The result is unprecedented speed. What once took weeks can now take hours — or even minutes. Some insurers already offer “touchless claims,” where no human adjuster is involved unless the system detects anomalies.
Beyond efficiency, AI enhances fairness and consistency. Algorithms remove much of the subjectivity from claims decisions, applying uniform logic across cases. Meanwhile, natural language processing (NLP) tools analyze customer communication to ensure empathy and compliance during automated interactions.
By 2026, AI-driven claims management will not only be faster but predictive — identifying potential losses before they happen. For example, connected car systems could alert insurers to a mechanical fault likely to cause an accident, triggering preventive maintenance reminders instead of future claims.
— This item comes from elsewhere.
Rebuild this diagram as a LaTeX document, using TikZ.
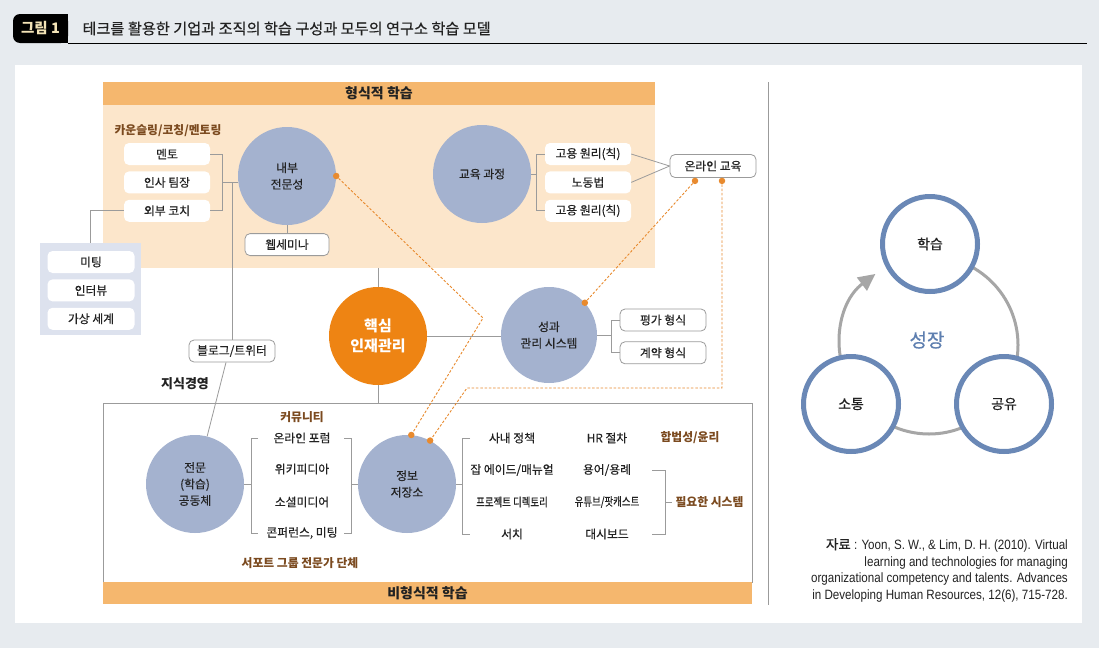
\documentclass[tikz,border=0pt]{standalone}
\usepackage{fontspec}
\setmainfont{Noto Sans CJK KR}[UprightFeatures={FakeBold=0.4}]
\newfontfamily\krnarrow{Noto Sans CJK KR}[FakeStretch=0.8, FakeBold=0.4]
\newfontfamily\citefont{Liberation Sans}[FakeStretch=0.86]
\usetikzlibrary{arrows.meta,positioning,calc}

\definecolor{bggray}{HTML}{E7EBEF}
\definecolor{bandorange}{HTML}{F5B76E}
\definecolor{formalbg}{HTML}{FCE6CB}
\definecolor{bubbleblue}{HTML}{A4B2CF}
\definecolor{coreorange}{HTML}{EE8413}
\definecolor{tagbrown}{HTML}{7B4A1F}
\definecolor{linegray}{HTML}{9B9B9B}
\definecolor{dashorange}{HTML}{E88A2E}
\definecolor{groupbg}{HTML}{DDE2EE}
\definecolor{ringblue}{HTML}{6A88B6}
\definecolor{arcgray}{HTML}{A6A6A6}
\definecolor{growblue}{HTML}{5E7FB0}
\definecolor{tabcream}{HTML}{F3E3B6}
\definecolor{inkdark}{HTML}{222222}

\begin{document}
\begin{tikzpicture}[
  x=1pt, y=-1pt,
  chip/.style={fill=white, rounded corners=5pt, minimum width=86pt, minimum height=22pt, inner sep=0pt, text=inkdark, font=\fontsize{11.8}{13}\selectfont},
  chipbox/.style={chip, draw=linegray, line width=0.8pt},
  bubble/.style={circle, fill=bubbleblue, minimum size=98pt, inner sep=0pt, align=center, text=inkdark, font=\fontsize{11.8}{16.5}\selectfont},
  brownlabel/.style={font=\bfseries\fontsize{11.8}{13}\selectfont, text=tagbrown},
  entrytext/.style={text=inkdark, font=\fontsize{11.8}{13}\selectfont},
  bandbar/.style={fill=bandorange, inner sep=0pt, text=inkdark, font=\bfseries\fontsize{14}{15}\selectfont},
  wire/.style={draw=linegray, line width=0.8pt},
  dashwire/.style={draw=dashorange, line width=0.9pt, dash pattern=on 2.5pt off 1.8pt},
  orangedot/.style={circle, fill=dashorange, inner sep=0pt, minimum size=6.5pt},
  ringnode/.style={circle, draw=ringblue, line width=5pt, fill=white, minimum size=95pt, inner sep=0pt, text=inkdark, font=\fontsize{14}{15}\selectfont},
  arcline/.style={draw=arcgray, line width=3pt},
]
\fill[bggray] (0,0) rectangle (1099,648);
\useasboundingbox (0,0) rectangle (1099,648);
\fill[white] (15,65) rectangle (1082,623);

% Title
\fill[black] (40,14) rectangle (68,43);
\node[fill=black, rounded corners=7pt, minimum width=55pt, minimum height=29pt, inner sep=0pt, text=tabcream, font=\bfseries\fontsize{14.5}{16}\selectfont] (figtab) at (40.5,28.5) {그림 1};
\node[anchor=west, text=inkdark, font=\fontsize{15.2}{16}\selectfont] (figtitle) at (79,28.5) {테크를 활용한 기업과 조직의 학습 구성과 모두의 연구소 학습 모델};
\draw[line width=1.2pt] (figtab.south east) -- ++(1019,0);

% Formal learning
\node[fill=formalbg, minimum width=552pt, minimum height=163pt, inner sep=0pt] (formal) at (379,186.5) {};
\node[bandbar, minimum width=552pt, minimum height=23pt] (formalhead) at (379,93.5) {형식적 학습};

% Informal learning
\node[draw=linegray, line width=0.8pt, minimum width=649pt, minimum height=179pt, inner sep=0pt] (informal) at (427.5,492.5) {};
\node[bandbar, minimum width=649pt, minimum height=22pt] (informalhead) at (427.5,593) {비형식적 학습};

% Counselling group
\node[brownlabel] (counsel) at (168,131) {카운슬링/코칭/멘토링};
\node[chip] (mentor) at (167,154) {멘토};
\node[chip, below=6pt of mentor] (hrlead) {인사 팀장};
\node[chip, below=6pt of hrlead] (coach) {외부 코치};

\node[fill=groupbg, minimum width=101pt, minimum height=92pt, inner sep=0pt] (meetbox) at (90.5,289) {};
\node[chip, minimum width=87pt] (meeting) at (91,262) {미팅};
\node[chip, minimum width=87pt, below=6pt of meeting] (interview) {인터뷰};
\node[chip, minimum width=87pt, below=6pt of interview] (virtual) {가상 세계};

\node[bubble] (inner) at (287,176) {내부\\전문성};
\node[chipbox, minimum width=84pt, below=8pt of inner] (webinar) {웹세미나};

% Courses
\node[bubble] (course) at (482,174) {교육 과정};
\node[chip] (law1) at (588,154) {고용 원리(칙)};
\node[chip, below=6pt of law1] (law2) {노동법};
\node[chip, below=6pt of law2] (law3) {고용 원리(칙)};
\node[chipbox, minimum height=23pt] (online) at (713,166) {온라인 교육};

% Core
\node[circle, fill=coreorange, minimum size=98pt, inner sep=0pt, text=white, align=center, font=\bfseries\fontsize{15}{20}\selectfont] (core) at (378,336) {핵심\\인재관리};
\node[bubble, minimum size=96pt] (perf) at (549,335) {성과\\관리 시스템};
\node[chipbox] (evalform) at (663,320) {평가 형식};
\node[chipbox, below=10pt of evalform] (contract) {계약 형식};

\node[chipbox] (blog) at (232,351) {블로그/트위터};
\node[text=inkdark, font=\bfseries\fontsize{13}{14}\selectfont] (km) at (185,384) {지식경영};

% Community
\node[bubble] (community) at (195,484) {전문\\(학습)\\공동체};
\node[brownlabel] (commtitle) at (302,417) {커뮤니티};
\node[entrytext] (forum) at (302,438) {온라인 포럼};
\node[entrytext] (wiki) at (302,469) {위키피디아};
\node[entrytext] (social) at (302,502) {소셜미디어};
\node[entrytext] (conf) at (302,533) {콘퍼런스, 미팅};
\node[brownlabel] (support) at (300,563) {서포트 그룹 전문가 단체};

\node[bubble] (store) at (407,484) {정보\\저장소};
\node[entrytext] (policy) at (512,438) {사내 정책};
\node[entrytext] (jobaid) at (512,470) {잡 에이드/매뉴얼};
\node[entrytext] (projdir) at (512,502) {\krnarrow 프로젝트 디렉토리};
\node[entrytext] (search) at (512,534) {서치};
\node[entrytext] (hrproc) at (607,438) {HR 절차};
\node[entrytext] (terms) at (607,470) {용어/용례};
\node[entrytext] (tube) at (607,502) {\krnarrow 유튜브/팟캐스트};
\node[entrytext] (dash) at (607,534) {대시보드};
\node[brownlabel] (legal) at (690,438) {합법성/윤리};
\node[brownlabel, anchor=west] (needsys) at (672,502) {필요한 시스템};

% Connectors
\draw[wire] (mentor.east) -- ++(12,0) |- (coach.east);
\draw[wire] ([xshift=12pt]hrlead.east) -- (hrlead.east -| inner.west);
\draw[wire] (hrlead.east -| blog.north) -- (blog.north);
\draw[wire] (coach.west) -| (meetbox.north);
\draw[wire] (inner.south) -- (webinar.north);
\draw[wire] ([xshift=-6pt]blog.south) -- (community);

\draw[wire] (law1.west) -- ++(-8,0) |- (law3.west);
\draw[wire] (course.east) -- ([xshift=-8pt]law2.west |- course.east);
\draw[wire] (law1.east) -- (online.west);
\draw[wire] (law2.east) -- (online.west);

\draw[wire] (core.north) -- (core.north |- formal.south);
\draw[wire] (core.south) -- (core.south |- informal.north);
\draw[wire] (core.east) -- (core.east -| perf.west);
\draw[wire] (evalform.west) -- ++(-8,0) |- (contract.west);
\draw[wire] (perf.east) -- ([xshift=-8pt]evalform.west |- perf.east);

\coordinate (lbt) at (251,438);
\coordinate (lbb) at (251,533);
\draw[wire] ([xshift=7pt]lbt) -- (lbt) -- (lbb) -- ([xshift=7pt]lbb);
\draw[wire] (community.east) -- (community.east -| lbt);
\coordinate (rbt) at (351,438);
\coordinate (rbb) at (351,533);
\draw[wire] ([xshift=-7pt]rbt) -- (rbt) -- (rbb) -- ([xshift=-7pt]rbb);
\draw[wire] (rbt |- store.west) -- (store.west);
\coordinate (sbt) at (462,438);
\coordinate (sbb) at (462,534);
\draw[wire] ([xshift=8pt]sbt) -- (sbt) -- (sbb) -- ([xshift=8pt]sbb);
\draw[wire] (store.east) -- (store.east -| sbt);
\coordinate (nbt) at (665,470);
\coordinate (nbb) at (665,534);
\draw[wire] ([xshift=-13pt]nbt) -- (nbt) -- (nbb) -- ([xshift=-13pt]nbb);
\draw[wire] (nbt |- needsys.west) -- (needsys.west);

% Online links
\node[orangedot] (dinner) at (inner.east) {};
\node[orangedot] (donl1) at ([xshift=-18pt, yshift=-3pt]online.south) {};
\node[orangedot] (donl2) at ([xshift=9pt, yshift=-3pt]online.south) {};
\node[orangedot] (dperf) at (perf.42) {};
\node[orangedot] (dstore1) at (store.85) {};
\node[orangedot] (dstore2) at (store.62) {};
\coordinate (bendA) at (483,318);
\coordinate (bendB) at (467,388);
\draw[dashwire] (dinner) -- (bendA) -- (dstore1);
\draw[dashwire] (donl1) -- (dperf);
\draw[dashwire] (donl2) |- (bendB) -- (dstore2);

% Separator
\draw[linegray, line width=0.8pt] (768,82) -- (768,605);

% Growth cycle
\coordinate (hub) at (929,345);
\draw[arcline] (hub) ++(-90:89) arc[start angle=-90, end angle=143, radius=89];
\draw[arcline, -{Triangle[length=17pt, width=16pt]}] (hub) ++(143:89) arc[start angle=143, end angle=233, radius=89];
\node[ringnode] (learn) at (930,244) {학습};
\node[ringnode] (talk) at (851,404) {소통};
\node[ringnode] (share) at (1004,404) {공유};
\node[text=growblue, font=\fontsize{19}{20}\selectfont] (growth) at (927,340) {성장};

% Source
\node[anchor=north east, align=right, inner sep=0pt, text=inkdark, font=\citefont\fontsize{13.5}{16.7}\selectfont] (source) at (1068,538) {{\normalfont 자료} : Yoon, S. W., \& Lim, D. H. (2010). Virtual\\learning and technologies for managing\\organizational competency and talents. Advances\\in Developing Human Resources, 12(6), 715-728.};
\end{tikzpicture}
\end{document}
The Future: Personalized Protection Ecosystems
In the coming years, insurance will no longer operate in isolation. Instead, it will integrate seamlessly into the broader digital ecosystem — part of what experts call the “protection-as-a-service” model. Your car could automatically adjust your policy as you drive. Your smart home could alert your insurer before a pipe bursts. Your wearable could update your health coverage dynamically.
AI will orchestrate these systems, analyzing data streams to anticipate needs and tailor products in real time. Coverage will become continuous, invisible, and hyper-personalized — evolving alongside each customer’s life journey.
For insurers, this evolution requires a shift from reactive to proactive models: preventing losses before they occur, rewarding positive behavior instantly, and delivering claims resolution at the speed of trust.